| SET TASK |
From the listing below, extract each line containing the string "matplotlib".
[START DATA]
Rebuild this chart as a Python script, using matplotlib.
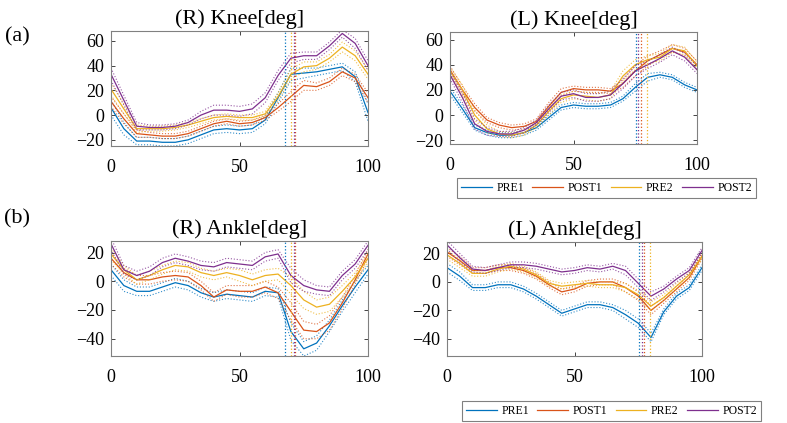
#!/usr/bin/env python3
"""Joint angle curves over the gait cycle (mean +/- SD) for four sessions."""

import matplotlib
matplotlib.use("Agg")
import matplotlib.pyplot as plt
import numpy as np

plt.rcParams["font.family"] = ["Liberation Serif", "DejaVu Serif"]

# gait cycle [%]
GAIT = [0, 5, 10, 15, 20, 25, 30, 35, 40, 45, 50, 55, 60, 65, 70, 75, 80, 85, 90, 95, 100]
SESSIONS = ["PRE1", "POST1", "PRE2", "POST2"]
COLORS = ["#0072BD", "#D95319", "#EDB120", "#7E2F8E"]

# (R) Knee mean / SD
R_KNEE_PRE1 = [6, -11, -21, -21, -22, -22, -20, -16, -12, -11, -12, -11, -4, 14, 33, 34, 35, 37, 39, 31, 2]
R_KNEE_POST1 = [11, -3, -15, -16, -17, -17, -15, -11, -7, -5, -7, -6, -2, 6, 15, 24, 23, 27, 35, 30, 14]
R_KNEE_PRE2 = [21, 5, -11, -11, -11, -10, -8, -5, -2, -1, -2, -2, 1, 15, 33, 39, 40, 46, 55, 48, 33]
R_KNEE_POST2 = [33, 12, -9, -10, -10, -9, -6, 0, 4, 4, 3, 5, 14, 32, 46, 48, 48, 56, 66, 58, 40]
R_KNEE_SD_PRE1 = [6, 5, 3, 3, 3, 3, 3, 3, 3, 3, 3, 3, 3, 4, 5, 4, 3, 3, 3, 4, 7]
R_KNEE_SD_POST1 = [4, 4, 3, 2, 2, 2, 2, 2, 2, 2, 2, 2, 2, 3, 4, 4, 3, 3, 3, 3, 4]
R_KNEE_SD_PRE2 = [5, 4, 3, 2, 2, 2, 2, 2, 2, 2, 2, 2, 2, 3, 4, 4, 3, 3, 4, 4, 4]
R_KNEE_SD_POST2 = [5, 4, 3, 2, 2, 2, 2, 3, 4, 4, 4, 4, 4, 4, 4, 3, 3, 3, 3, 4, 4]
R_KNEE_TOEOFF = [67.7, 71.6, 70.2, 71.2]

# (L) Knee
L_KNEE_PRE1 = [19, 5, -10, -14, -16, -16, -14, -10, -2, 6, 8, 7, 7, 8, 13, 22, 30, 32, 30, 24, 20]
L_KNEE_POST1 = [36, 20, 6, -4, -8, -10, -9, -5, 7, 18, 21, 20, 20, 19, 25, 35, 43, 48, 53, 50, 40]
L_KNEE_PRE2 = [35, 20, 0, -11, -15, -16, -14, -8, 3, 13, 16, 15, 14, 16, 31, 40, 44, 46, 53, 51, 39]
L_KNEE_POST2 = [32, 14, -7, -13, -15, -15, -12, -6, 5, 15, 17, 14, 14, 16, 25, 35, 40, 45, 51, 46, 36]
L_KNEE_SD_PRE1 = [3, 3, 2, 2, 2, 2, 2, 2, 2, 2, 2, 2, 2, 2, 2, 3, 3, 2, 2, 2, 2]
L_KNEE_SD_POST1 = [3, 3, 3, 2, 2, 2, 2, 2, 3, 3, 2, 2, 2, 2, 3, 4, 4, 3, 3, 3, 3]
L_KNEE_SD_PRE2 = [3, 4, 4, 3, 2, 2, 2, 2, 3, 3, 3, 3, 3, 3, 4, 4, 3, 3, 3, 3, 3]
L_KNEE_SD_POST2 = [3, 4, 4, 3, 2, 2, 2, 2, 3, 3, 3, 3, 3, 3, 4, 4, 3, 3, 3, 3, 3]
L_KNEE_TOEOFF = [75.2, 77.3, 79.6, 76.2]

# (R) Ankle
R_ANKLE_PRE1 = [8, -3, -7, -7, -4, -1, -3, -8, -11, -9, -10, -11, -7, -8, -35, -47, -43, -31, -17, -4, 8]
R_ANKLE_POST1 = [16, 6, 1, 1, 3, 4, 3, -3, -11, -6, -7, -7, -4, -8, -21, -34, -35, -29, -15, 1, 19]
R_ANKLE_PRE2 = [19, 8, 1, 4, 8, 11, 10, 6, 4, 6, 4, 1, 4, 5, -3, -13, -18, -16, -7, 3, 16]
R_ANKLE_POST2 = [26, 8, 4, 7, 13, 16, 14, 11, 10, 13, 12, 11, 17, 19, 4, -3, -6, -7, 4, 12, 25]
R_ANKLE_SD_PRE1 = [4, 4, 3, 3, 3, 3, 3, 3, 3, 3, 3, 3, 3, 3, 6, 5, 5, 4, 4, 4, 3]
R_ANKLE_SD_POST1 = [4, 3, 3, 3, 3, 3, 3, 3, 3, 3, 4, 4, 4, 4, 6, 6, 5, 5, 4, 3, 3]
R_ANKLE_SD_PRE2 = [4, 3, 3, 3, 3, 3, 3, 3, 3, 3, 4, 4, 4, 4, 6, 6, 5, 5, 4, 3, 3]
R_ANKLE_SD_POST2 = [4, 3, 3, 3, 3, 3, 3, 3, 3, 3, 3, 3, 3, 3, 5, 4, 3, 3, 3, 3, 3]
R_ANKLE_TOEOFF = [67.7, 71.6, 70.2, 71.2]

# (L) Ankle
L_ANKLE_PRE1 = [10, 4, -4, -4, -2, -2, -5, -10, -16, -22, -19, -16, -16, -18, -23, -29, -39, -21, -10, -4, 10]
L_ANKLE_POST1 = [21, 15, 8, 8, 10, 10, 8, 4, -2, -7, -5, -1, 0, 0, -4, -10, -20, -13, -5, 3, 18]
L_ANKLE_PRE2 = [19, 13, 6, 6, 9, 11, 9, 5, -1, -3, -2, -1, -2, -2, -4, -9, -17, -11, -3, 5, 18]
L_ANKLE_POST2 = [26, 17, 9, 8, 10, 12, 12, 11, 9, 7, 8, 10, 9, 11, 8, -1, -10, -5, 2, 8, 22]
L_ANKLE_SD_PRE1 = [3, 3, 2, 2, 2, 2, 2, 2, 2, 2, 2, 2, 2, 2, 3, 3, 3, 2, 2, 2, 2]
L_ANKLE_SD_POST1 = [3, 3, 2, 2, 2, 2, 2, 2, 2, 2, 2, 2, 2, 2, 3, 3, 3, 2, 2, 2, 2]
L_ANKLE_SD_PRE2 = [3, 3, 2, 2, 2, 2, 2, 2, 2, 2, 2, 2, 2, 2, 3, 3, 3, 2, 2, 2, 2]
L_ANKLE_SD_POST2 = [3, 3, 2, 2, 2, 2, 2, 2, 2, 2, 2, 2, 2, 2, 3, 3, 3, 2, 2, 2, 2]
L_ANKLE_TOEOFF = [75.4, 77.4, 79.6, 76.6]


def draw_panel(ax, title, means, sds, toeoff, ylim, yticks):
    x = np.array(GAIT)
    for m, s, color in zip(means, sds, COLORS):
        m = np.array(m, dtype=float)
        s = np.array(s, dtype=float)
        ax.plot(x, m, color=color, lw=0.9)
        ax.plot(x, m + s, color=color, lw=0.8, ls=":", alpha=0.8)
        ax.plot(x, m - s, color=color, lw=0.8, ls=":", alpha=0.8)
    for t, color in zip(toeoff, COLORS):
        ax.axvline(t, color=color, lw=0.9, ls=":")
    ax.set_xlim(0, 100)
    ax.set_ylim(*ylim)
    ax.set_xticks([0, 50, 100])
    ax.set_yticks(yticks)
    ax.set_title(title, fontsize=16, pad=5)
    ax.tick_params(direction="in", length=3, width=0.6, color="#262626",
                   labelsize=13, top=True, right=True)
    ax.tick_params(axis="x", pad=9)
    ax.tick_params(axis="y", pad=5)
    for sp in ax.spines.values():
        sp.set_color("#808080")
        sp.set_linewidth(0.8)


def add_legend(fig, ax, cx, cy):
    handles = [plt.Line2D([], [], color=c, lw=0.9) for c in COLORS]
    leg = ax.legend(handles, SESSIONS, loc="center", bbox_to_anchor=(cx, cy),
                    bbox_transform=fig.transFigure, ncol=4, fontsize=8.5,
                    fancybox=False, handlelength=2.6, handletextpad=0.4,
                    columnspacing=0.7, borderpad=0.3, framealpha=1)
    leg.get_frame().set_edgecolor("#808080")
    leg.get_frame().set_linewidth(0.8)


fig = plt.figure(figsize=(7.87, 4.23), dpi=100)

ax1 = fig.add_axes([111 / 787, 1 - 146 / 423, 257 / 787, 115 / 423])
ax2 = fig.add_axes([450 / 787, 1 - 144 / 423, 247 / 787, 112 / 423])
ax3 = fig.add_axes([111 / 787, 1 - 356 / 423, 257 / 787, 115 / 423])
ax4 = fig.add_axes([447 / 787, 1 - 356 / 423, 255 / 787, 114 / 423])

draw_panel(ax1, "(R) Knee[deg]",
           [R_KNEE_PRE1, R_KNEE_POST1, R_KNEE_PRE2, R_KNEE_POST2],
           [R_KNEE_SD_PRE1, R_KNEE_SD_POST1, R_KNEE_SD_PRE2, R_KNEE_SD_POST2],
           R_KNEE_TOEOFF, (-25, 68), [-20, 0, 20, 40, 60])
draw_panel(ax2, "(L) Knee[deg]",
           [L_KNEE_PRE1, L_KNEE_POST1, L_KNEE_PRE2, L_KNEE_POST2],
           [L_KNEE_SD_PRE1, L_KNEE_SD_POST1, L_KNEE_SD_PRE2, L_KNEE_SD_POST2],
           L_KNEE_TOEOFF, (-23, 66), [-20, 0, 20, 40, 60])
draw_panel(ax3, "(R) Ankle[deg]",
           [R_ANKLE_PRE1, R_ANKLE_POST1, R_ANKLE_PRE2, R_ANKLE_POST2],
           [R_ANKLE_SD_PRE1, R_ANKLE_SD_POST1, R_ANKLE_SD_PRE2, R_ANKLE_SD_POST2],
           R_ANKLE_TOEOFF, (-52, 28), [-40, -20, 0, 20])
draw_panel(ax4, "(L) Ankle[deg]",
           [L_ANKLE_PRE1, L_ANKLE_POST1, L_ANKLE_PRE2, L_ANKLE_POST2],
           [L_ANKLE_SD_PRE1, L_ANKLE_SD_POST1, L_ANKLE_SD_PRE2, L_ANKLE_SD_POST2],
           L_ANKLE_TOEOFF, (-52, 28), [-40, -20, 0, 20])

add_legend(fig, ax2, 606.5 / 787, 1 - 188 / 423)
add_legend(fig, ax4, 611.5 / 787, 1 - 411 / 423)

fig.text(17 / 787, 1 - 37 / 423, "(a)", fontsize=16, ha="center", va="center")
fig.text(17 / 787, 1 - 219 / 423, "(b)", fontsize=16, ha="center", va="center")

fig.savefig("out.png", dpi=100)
[END DATA]
| THE OUTPUT |
Rebuild this chart as a Python script, using matplotlib.
import matplotlib
matplotlib.use("Agg")
import matplotlib.pyplot as plt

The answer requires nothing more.